“Trust, but verify” the words of St. Ronald come back to Wisconsin and it’s public workers. Will this work? Probably not. By ramming through the “quick fix” budget repair bill the Governor is ultimately asking the workers to “trust us to take care of your needs, wages and compensations.” Well I for one would be hesitant to “presume good-will.” There is nothing to “verify” and no recourse for discussion if the “trust me” attitude falls on it’s collective arises. If we believe the economy must serve people not the other way around and people are more important than things; that labor is more important than capital then it seems to me that’s where it should start. Governor Walker doesn’t seem to think this is a good idea let alone does he leave any room for compromise. It seems the workers have already given in to his demands to cut back on compensations but the Governor as yet has not given into demands that the collective bargaining ban be scraped. As he arrogantly says, “I want to be different. I want to be unique. I want to be an innovator here and give my local governments the ability to manage their own budgets. On that part, we can’t compromise.” So in a dangerous financial situation in which the state finds it self, union busting seems is the way to go. The big bad Unions are the culprits. His actions must be viewed in light of the state’s history of championing worker’s rights, don’t you think? The year 2011 will be the 100th anniversary of when Wisconsin became the first state to pass a law guaranteeing workers’ compensation. Wisconsin was a major fighter in the early 19th century for the eight-hour workday and school curriculums include the state’s organized labor history. Unions have been the whipping child for all the ails the economy in recent years. Yet the financial recession we find ourselves trying to dig out of took place a long way from Madison and it involved a number of complex issues namely incomplete financial regulation, and defective corporate governance. We trusted but didn’t verify. Now we look for scapegoats. What easier target than our own public workers bound together in a union.

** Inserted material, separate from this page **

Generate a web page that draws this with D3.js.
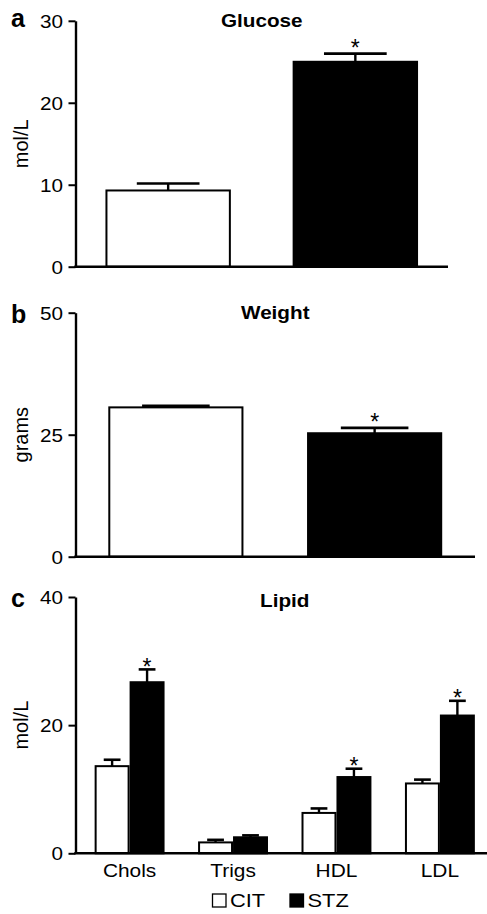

Catholic social teaching addresses some of these issues of fairness such as “people have the right to economic initiative and private property, but these rights have limits. No one is allowed to amass excessive wealth when others lack the basic necessities of life.” (Rerum Novarum) It’s just good business. Further more, workers have a “right to organize” and to seek redress. That’s a given and a notion we have lost sight of since St. Ronald fired the air traffic controllers in the early ’80’s dismissing their strike as a crime rather than listening to their legitimate concerns. Since that time, his firings have given tacit permission to corporations and other businesses to ship union jobs overseas with impunity toward and disrespect to the American worker. (Sam Walton the founder of WalMart touted “Buy American” in his early stores. We’d be hard-pressed to find anything made in America at WalMart anymore.)
The choice made by the governor of Wisconsin and the legislature of Ohio and others in the name of the “Common Good” is not solely about economic choices (nor is it really for the common good); they are moral choices with enormous human dimensions. The debates over worker representation and collective bargaining are not simply matters of ideology or power, but involve principles of justice, participation and how workers can have a voice in the workplace and economy.
If there ever was a cause for the Tea Party to rally around it is this one. Where is their groundswell of emotion? Or doesn’t the “common good” or “fairness” go much beyond themselves?